Именно малыша Вильгельма представил Роберт баронам, собравшимся в январе 1035 года в Фекане, в качестве своего преемника. Он принял решение и теперь добивался его исполнения, приводя свои доводы. «Я не оставлю вас без государя. Вот мой сын. Он еще мал, но, Бог даст, подрастет, — говорил он, как сообщает Вас. — Достоинства этого отрока обнаруживают в нем способность стать в один прекрасный день вашим правителем...» Бароны и прелаты единодушно приняли нового господина. Ни один из них даже не заикнулся о законности его происхождения — убедительное свидетельство того, сколь сильны еще были в тогдашней Нормандии скандинавские традиции эпохи викингов. В те времена в любой другой части христианского мира можно было бы поставить бастарда во главе крупного княжества, только преодолев упорное сопротивление знати.
Итак, ребенка облачили в тяжелую герцогскую мантию, и бароны потянулись вереницей, чтобы, преклонив перед ним колени, принести ему вассальную присягу, вложив свои руки в маленькие протянутые навстречу им ручки — и бородатые старцы с морщинистыми, изборожденными шрамами лицами, чья молодость прошла в далеком уже X веке, и зрелые мужи, которым пришлось в свое время покориться непреклонной воле Ричарда II и которые, возможно, будут вскоре вспоминать об этой церемонии как о личном унижении, и, наконец, юноши, имевшие некоторое представление о дисциплине, но опьяненные мыслью о том, что будущее принадлежит им...
Были приняты надлежащие меры для обеспечения временного исполнения власти на период долгого отсутствия Роберта. Герцог поручил опеку над сыном своему кузену, тоже бастарду по происхождению, Жильберу де Брионну, имевшему репутацию энергичного и умелого человека, но образ действий которого не отличался ни порядочностью, ни чистосердечием. Сенешаль Осберн де Крепон, дядя мальчика, должен был управлять герцогским домом, а некоему Турольду поручалось воспитание юного принца. Затем Роберт отправился вместе с сыном к королю Франции, высокому покровительству которого и препоручил маленького Вильгельма на время своего паломничества. Вероятно, ребенок принес тогда королю вассальную присягу и некоторое время оставался при его дворе.
Сам же Роберт, которого сопровождал весьма многочисленный отряд, в том числе и несколько баронов, направился в дальние страны, а тем временем его нормандский двор, лишенный своего хозяина и отданный во власть клана Ричардидов, кочевал по герцогскому домену, переезжая, как исстари повелось, от замка к замку, от аббатства к аббатству, из Руана в Фекан, Фалез или Кан, который тогда становился настоящим городом с портом, рынком и многочисленными церквами.

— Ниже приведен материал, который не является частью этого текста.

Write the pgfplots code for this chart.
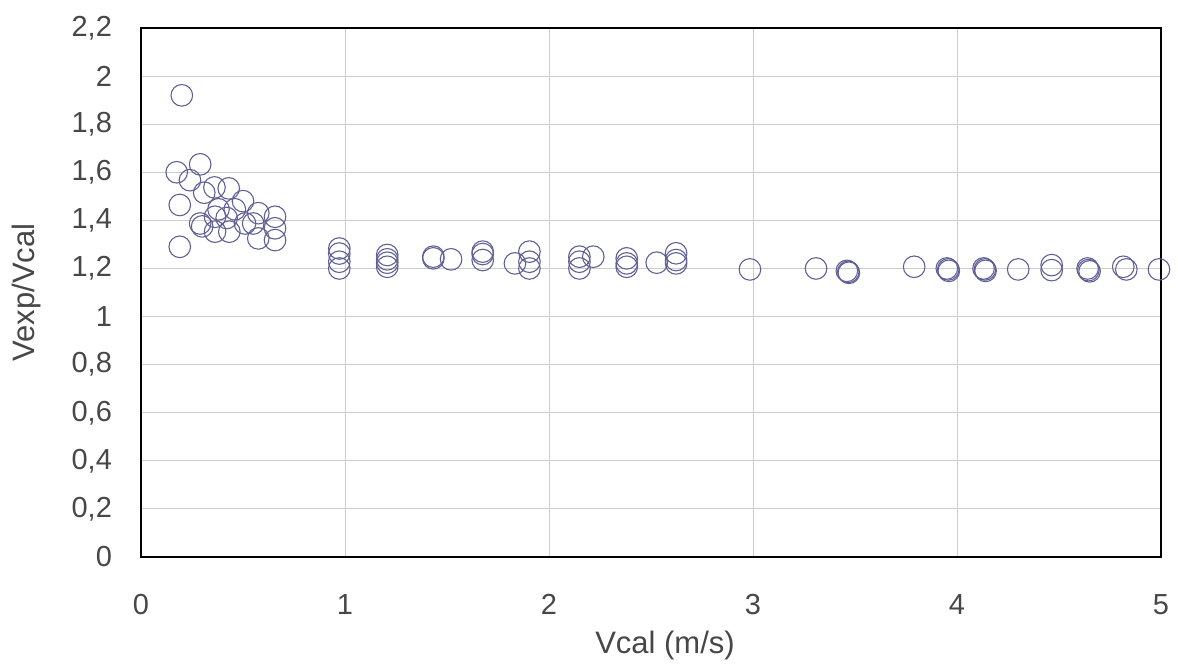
\documentclass[border=0pt]{standalone}
\usepackage{pgfplots}
\pgfplotsset{compat=1.18}
\usepackage{fontspec}
\setmainfont{Liberation Sans}
\definecolor{mk}{RGB}{96,96,150}
\definecolor{gr}{RGB}{205,205,205}
\begin{document}
\begin{tikzpicture}
\begin{axis}[
  scale only axis, width=510pt, height=264.5pt,
  xmin=0, xmax=5, ymin=0, ymax=2.2,
  xtick={0,1,2,3,4,5},
  ytick={0,0.2,0.4,0.6,0.8,1,1.2,1.4,1.6,1.8,2,2.2},
  yticklabels={0,{0,2},{0,4},{0,6},{0,8},1,{1,2},{1,4},{1,6},{1,8},2,{2,2}},
  xticklabels={0,1,2,3,4,5},
  major tick length=0pt,
  grid=major,
  major grid style={gr, line width=0.5pt},
  axis line style={black, line width=1.2pt},
  tick label style={font=\fontsize{14.5}{16}\selectfont, text=black!72},
  xticklabel style={yshift=-15pt},
  yticklabel style={xshift=-11pt},
  xlabel={Vcal (m/s)}, ylabel={Vexp/Vcal},
  label style={font=\fontsize{15.5}{17}\selectfont, text=black!72},
  xlabel style={at={(axis description cs:0.5,0)}, anchor=center, yshift=-44pt, xshift=7pt},
  ylabel style={at={(axis description cs:-0.1118,0.5)}, anchor=center},
  clip=false,
]
\addplot[only marks, mark=o, mark size=5.4pt, mark options={mk, line width=0.55pt}] table {
x y
0.20 1.92
0.175 1.60
0.29 1.633
0.24 1.567
0.31 1.515
0.36 1.537
0.43 1.533
0.19 1.464
0.50 1.48
0.38 1.446
0.46 1.446
0.575 1.43
0.657 1.415
0.29 1.387
0.30 1.375
0.363 1.415
0.42 1.41
0.363 1.353
0.433 1.353
0.51 1.387
0.55 1.387
0.575 1.325
0.657 1.367
0.657 1.318
0.19 1.29
0.972 1.283
0.972 1.262
0.972 1.228
0.972 1.20
1.207 1.256
1.207 1.238
1.207 1.224
1.207 1.207
1.433 1.249
1.433 1.242
1.52 1.238
1.675 1.27
1.675 1.235
1.675 1.260
1.833 1.221
1.904 1.27
1.904 1.228
1.904 1.20
2.149 1.249
2.149 1.228
2.149 1.20
2.217 1.249
2.381 1.242
2.381 1.221
2.381 1.207
2.528 1.224
2.623 1.263
2.623 1.235
2.623 1.221
2.985 1.196
3.309 1.20
3.467 1.186
3.47 1.182
3.46 1.19
3.79 1.207
3.957 1.196
3.96 1.19
3.95 1.20
4.137 1.196
4.14 1.19
4.13 1.20
4.30 1.196
4.464 1.214
4.464 1.193
4.644 1.193
4.65 1.188
4.64 1.20
4.815 1.207
4.83 1.196
4.99 1.196
};
\end{axis}
\path ([xshift=-70.5pt,yshift=-56pt]current axis.south west) rectangle ([xshift=8.5pt,yshift=14pt]current axis.north east);
\end{tikzpicture}
\end{document}
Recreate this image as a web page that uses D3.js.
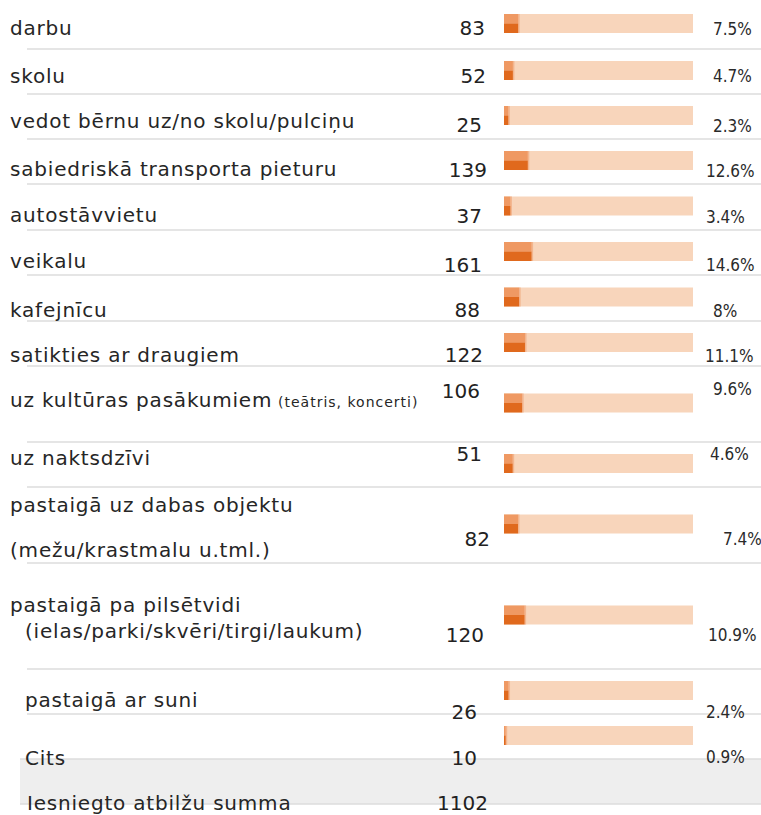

В распоряжении Роберта и его спутников имелись, видимо, лучшие транспортные средства, чем и объясняется необычайно быстрое для того времени передвижение: уже в июне они были в Иерусалиме и, надолго не задержавшись там, в том же месяце покинули Святую землю. Роберт был молод и крепок здоровьем, однако стремительное движение по трудному маршруту и непривычный для него климат подорвали его здоровье. Хронист Вас передал рассказ некоего нормандца, уроженца Котантена, также совершавшего паломничество в Палестину и повстречавшего на пустынной дороге в Анатолии герцогский кортеж. Шестнадцать мавров несли на носилках Роберта, который не мог более держаться на коне. Паломник обратился к герцогу с вопросом, что сказать землякам, если он раньше воротится домой. «Скажи моим друзьям и народу Нормандии, — ответил Роберт, — что я позволил бесам нести меня в рай!» И, смеясь, указал на дочерна загоревших сарацин.
К концу сентября в Нормандии распространился слух, что герцога нет в живых. И на сей раз заговорили об отравлении, настолько невероятным казалось людям того времени, чтобы правитель умер своей смертью. Затем появились более точные вести, привезенные одним из баронов, спутником Роберта, вместе с реликвиями, приобретенными в Святой земле: герцог умер 2 июля в Никее. Перед смертью он успел напомнить своим спутникам о верности, в коей присягали они его сыну. Ему было около 25 лет от роду. Останки его и поныне покоятся там же, в храме Успения Богородицы.